Venture capital is a capital offered to start up firms, small businesses and companies which have good scope for growth. The companies which provide capital are called venture capitalists and the capital or investment is called venture capital.
Generally, three stages of venture capitals exist in the business world. They are early stage financing, expansion financing, Acquisition/buyout financing.
1. Early stage financing: It again has 3 subdivisions, i.e., seed capital, start-up financing and first stage financing.
Seed capital: It is the initial amount which is required to start a business. It can also be defined as an investment provided for ideas or concepts which are yet to hit the market. Most of the seed capital funds are availed by entrepreneurs.
Start-up financing: These funds are used at the time when the company needs additional capital for production, marketing and R&D.

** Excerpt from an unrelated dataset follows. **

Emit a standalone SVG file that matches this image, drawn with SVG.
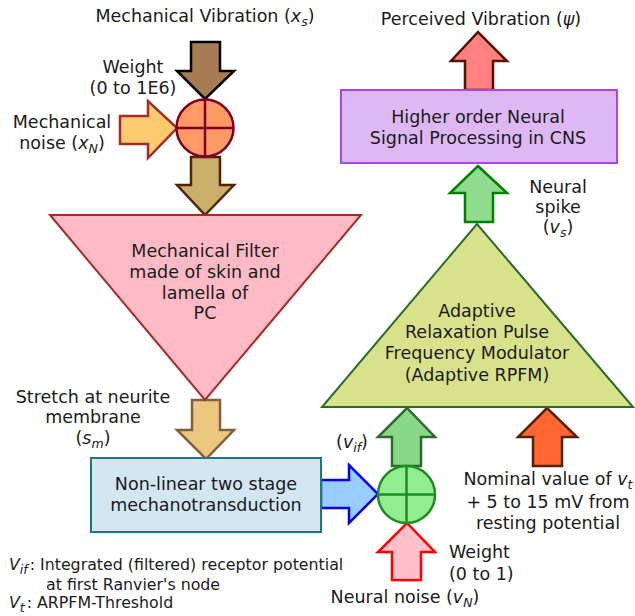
<svg xmlns="http://www.w3.org/2000/svg" width="635" height="616" viewBox="0 0 635 616">
<style>
text{font-family:"DejaVu Sans","Liberation Sans",sans-serif;font-size:17.5px;fill:#1a1a1a}
.m{text-anchor:middle}
.s{font-size:15.8px}
.i{font-style:italic}
.sub{font-size:12.5px;font-style:italic}
.a{stroke-width:2.5;stroke-linejoin:miter}
</style>
<g id="connectors">
<path id="arrow-vibration" class="a" d="M191,42 H220 V71 H234 L205,99 L177,71 H191 Z" fill="#a67c52" stroke="#000"/>
<path id="arrow-mech-noise" class="a" d="M120,116 H148 V101 L177,128 L148,158 V144 H120 Z" fill="#fdcb6e" stroke="#a02c2c"/>
<path id="arrow-to-filter" class="a" d="M191,157 H220 V185 H234 L205,215 L177,185 H191 Z" fill="#c8b06a" stroke="#552200"/>
<path id="arrow-stretch" class="a" d="M192,400 H220 V430 H234 L206,459 L177,430 H192 Z" fill="#eec77e" stroke="#806040"/>
<path id="arrow-transduction" class="a" d="M321,480 H349 V465 L378,494 L349,523 V508 H321 Z" fill="#99ccff" stroke="#0000ff"/>
<path id="arrow-vif" class="a" d="M392,466 V437 H378 L407,408 L435,437 H421 V466 Z" fill="#88d888" stroke="#2d6b2d"/>
<path id="arrow-neural-noise" class="a" d="M392,580 V552 H378 L407,523 L435,552 H421 V580 Z" fill="#ffc0cb" stroke="#ff0000"/>
<path id="arrow-threshold" class="a" d="M533,466 V437 H518 L547,408 L577,437 H562 V466 Z" fill="#ff6633" stroke="#552200"/>
<path id="arrow-spike" class="a" d="M465,222 V193 H450 L478,166 L507,193 H493 V222 Z" fill="#8fdc8f" stroke="#008000"/>
<path id="arrow-perceived" class="a" d="M465,90 V61 H451 L478,32 L507,61 H493 V90 Z" fill="#ff8080" stroke="#551100"/>
</g>
<g id="sum-mechanical">
<circle cx="205" cy="128" r="28.5" fill="#ff9966" stroke="#800020" stroke-width="2.5"/>
<path d="M205,99.5 V156.5 M176.5,128 H233.5" stroke="#800020" stroke-width="2.5"/>
</g>
<g id="mechanical-filter">
<path d="M50,215 H361 L205,400 Z" fill="#ffbac6" stroke="#a52a2a" stroke-width="2"/>
<text class="m" x="205" y="257">Mechanical Filter</text>
<text class="m" x="205" y="278">made of skin and</text>
<text class="m" x="205" y="299">lamella of</text>
<text class="m" x="205" y="319">PC</text>
</g>
<g id="transduction">
<rect x="91" y="458" width="230" height="74" fill="#d2e6f3" stroke="#1a7a7a" stroke-width="2"/>
<text class="m" x="206" y="490">Non-linear two stage</text>
<text class="m" x="206" y="511">mechanotransduction</text>
</g>
<g id="sum-neural">
<circle cx="406.5" cy="494.5" r="28.5" fill="#90ee90" stroke="#228b22" stroke-width="2.5"/>
<path d="M406.5,466 V523 M378,494.5 H435" stroke="#228b22" stroke-width="2.5"/>
</g>
<g id="rpfm">
<path d="M322,407 H633 L477,224 Z" fill="#d8e28a" stroke="#2d6b2d" stroke-width="2"/>
<text class="m" x="477" y="317">Adaptive</text>
<text class="m" x="477" y="338">Relaxation Pulse</text>
<text class="m" x="477" y="359">Frequency Modulator</text>
<text class="m" x="477" y="381">(Adaptive RPFM)</text>
</g>
<g id="cns">
<rect x="341" y="90" width="276" height="73" fill="#ddb8f5" stroke="#aa44ee" stroke-width="2"/>
<text class="m" x="478" y="123">Higher order Neural</text>
<text class="m" x="478" y="144">Signal Processing in CNS</text>
</g>
<g id="labels">
<text class="m" x="205" y="22">Mechanical Vibration (<tspan class="i">x</tspan><tspan class="sub" dy="4">s</tspan><tspan dy="-4">)</tspan></text>
<text class="m" x="133" y="73">Weight</text>
<text class="m" x="133" y="94">(0 to 1E6)</text>
<text class="m" x="62" y="128">Mechanical</text>
<text class="m" x="62" y="149">noise (<tspan class="i">x</tspan><tspan class="sub" dy="4">N</tspan><tspan dy="-4">)</tspan></text>
<text class="m" x="93" y="403">Stretch at neurite</text>
<text class="m" x="93" y="423">membrane</text>
<text class="m" x="93" y="444">(<tspan class="i">s</tspan><tspan class="sub" dy="4">m</tspan><tspan dy="-4">)</tspan></text>
<text x="9" y="570" class="s"><tspan class="i">V</tspan><tspan class="sub" dy="4">if</tspan><tspan dy="-4" dx="2">: Integrated (filtered) receptor potential</tspan></text>
<text x="46" y="590" class="s">at first Ranvier's node</text>
<text x="9" y="608" class="s"><tspan class="i">V</tspan><tspan class="sub" dy="4">t</tspan><tspan dy="-4" dx="2">: ARPFM-Threshold</tspan></text>
<text class="m" x="352" y="448">(<tspan class="i">v</tspan><tspan class="sub" dy="4">if</tspan><tspan dy="-4">)</tspan></text>
<text class="m" x="548" y="485">Nominal value of <tspan class="i">v</tspan><tspan class="sub" dy="4">t</tspan></text>
<text class="m" x="548" y="508">+ 5 to 15 mV from</text>
<text class="m" x="548" y="529">resting potential</text>
<text x="449" y="558">Weight</text>
<text x="449" y="580">(0 to 1)</text>
<text class="m" x="405" y="603">Neural noise (<tspan class="i">v</tspan><tspan class="sub" dy="4">N</tspan><tspan dy="-4">)</tspan></text>
<text class="m" x="481" y="25">Perceived Vibration (<tspan class="i">ψ</tspan>)</text>
<text class="m" x="558" y="193">Neural</text>
<text class="m" x="558" y="213">spike</text>
<text class="m" x="558" y="233">(<tspan class="i">v</tspan><tspan class="sub" dy="4">s</tspan><tspan dy="-4">)</tspan></text>
</g>
</svg>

First stage financing: Provided to companies which require additional capital for operating a full-fledged business, after spending entire starting capital
2. Expansion financing: It is divided into three subdivisions, i.e., second stage financing, bridge financing and third stage financing.

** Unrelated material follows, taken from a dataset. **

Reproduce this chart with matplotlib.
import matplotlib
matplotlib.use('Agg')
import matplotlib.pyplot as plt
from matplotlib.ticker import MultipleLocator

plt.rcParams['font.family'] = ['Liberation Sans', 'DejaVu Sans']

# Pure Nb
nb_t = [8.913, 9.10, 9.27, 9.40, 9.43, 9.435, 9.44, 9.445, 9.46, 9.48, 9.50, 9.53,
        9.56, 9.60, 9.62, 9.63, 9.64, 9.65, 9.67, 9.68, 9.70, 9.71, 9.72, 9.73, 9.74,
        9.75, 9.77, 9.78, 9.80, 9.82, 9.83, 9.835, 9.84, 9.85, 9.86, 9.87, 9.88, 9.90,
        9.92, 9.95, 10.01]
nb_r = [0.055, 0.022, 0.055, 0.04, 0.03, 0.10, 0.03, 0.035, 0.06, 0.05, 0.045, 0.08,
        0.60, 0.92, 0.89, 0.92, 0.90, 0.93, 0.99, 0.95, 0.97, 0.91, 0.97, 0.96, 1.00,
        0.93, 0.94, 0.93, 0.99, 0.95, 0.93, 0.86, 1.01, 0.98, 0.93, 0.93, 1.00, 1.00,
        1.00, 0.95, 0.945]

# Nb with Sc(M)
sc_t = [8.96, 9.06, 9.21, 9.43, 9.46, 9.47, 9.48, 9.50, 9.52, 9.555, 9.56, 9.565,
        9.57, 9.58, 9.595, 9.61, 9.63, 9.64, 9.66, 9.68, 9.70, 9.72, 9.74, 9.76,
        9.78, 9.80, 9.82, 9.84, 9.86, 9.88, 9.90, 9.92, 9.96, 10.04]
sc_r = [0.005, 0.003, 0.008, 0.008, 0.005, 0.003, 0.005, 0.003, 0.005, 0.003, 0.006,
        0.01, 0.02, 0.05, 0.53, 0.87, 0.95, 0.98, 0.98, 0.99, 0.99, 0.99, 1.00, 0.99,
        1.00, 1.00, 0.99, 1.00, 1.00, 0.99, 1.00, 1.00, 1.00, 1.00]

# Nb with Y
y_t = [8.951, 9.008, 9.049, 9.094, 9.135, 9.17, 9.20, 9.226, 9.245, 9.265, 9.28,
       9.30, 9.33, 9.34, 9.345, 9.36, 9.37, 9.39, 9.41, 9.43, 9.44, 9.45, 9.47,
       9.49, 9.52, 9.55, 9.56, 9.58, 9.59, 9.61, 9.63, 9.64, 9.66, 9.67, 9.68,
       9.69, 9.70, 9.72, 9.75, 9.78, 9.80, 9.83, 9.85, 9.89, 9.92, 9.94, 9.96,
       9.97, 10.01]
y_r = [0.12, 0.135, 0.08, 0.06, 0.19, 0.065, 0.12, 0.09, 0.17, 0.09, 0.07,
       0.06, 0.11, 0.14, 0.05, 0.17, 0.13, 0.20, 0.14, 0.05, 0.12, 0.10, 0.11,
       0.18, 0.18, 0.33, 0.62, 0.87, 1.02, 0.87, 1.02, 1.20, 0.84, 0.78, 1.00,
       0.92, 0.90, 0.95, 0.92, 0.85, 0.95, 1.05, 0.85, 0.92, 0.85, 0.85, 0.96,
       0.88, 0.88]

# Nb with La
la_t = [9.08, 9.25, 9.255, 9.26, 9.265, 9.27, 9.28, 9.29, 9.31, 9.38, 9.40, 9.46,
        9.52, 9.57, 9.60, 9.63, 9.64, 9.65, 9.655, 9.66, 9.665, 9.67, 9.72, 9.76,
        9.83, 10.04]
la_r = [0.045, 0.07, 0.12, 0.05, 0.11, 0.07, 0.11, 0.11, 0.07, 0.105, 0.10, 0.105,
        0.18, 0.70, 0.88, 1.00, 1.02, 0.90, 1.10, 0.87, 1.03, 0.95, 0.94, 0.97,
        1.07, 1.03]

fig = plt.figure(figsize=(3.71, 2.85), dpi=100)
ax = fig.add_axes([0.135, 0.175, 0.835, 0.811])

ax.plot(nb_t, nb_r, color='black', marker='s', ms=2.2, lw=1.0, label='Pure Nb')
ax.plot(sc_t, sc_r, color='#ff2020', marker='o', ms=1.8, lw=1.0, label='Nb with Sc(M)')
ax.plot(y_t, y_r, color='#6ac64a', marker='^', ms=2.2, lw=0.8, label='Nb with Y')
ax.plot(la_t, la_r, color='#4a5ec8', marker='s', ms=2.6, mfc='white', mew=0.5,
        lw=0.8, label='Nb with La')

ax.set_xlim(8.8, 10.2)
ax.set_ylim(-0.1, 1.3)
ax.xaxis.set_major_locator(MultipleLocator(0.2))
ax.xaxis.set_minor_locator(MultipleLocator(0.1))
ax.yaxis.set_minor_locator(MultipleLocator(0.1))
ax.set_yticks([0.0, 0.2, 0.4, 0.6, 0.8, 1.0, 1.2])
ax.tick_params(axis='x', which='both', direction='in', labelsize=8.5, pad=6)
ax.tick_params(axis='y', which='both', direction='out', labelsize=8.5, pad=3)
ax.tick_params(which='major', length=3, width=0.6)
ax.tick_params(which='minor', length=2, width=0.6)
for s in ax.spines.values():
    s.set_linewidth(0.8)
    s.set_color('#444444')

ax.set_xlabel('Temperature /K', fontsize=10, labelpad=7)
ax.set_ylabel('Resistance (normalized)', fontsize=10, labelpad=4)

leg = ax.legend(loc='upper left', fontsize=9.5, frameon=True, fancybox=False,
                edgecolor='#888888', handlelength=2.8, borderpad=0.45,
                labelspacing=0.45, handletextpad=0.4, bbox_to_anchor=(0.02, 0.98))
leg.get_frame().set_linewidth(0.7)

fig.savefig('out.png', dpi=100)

Second stage financing: The funds are used to assist companies in expanding their present businesses.
Bridge financing: They provide capital until the company goes for IPO's (Initial Public Offer).
Third stage financing: Offers capital for further business expansion of the companies which are usually doing good. Used for marketing, working capital (Working capital = current assets -current liabilities ) or for developing a better product.
3. Acquisition or Buyout financing: The funds are used to obtain other business entities.
So get ideas, attract investors and become a successful entrepreneur. Many venture capital companies are ready to fund good ideas or those businesses which have good scope for growth.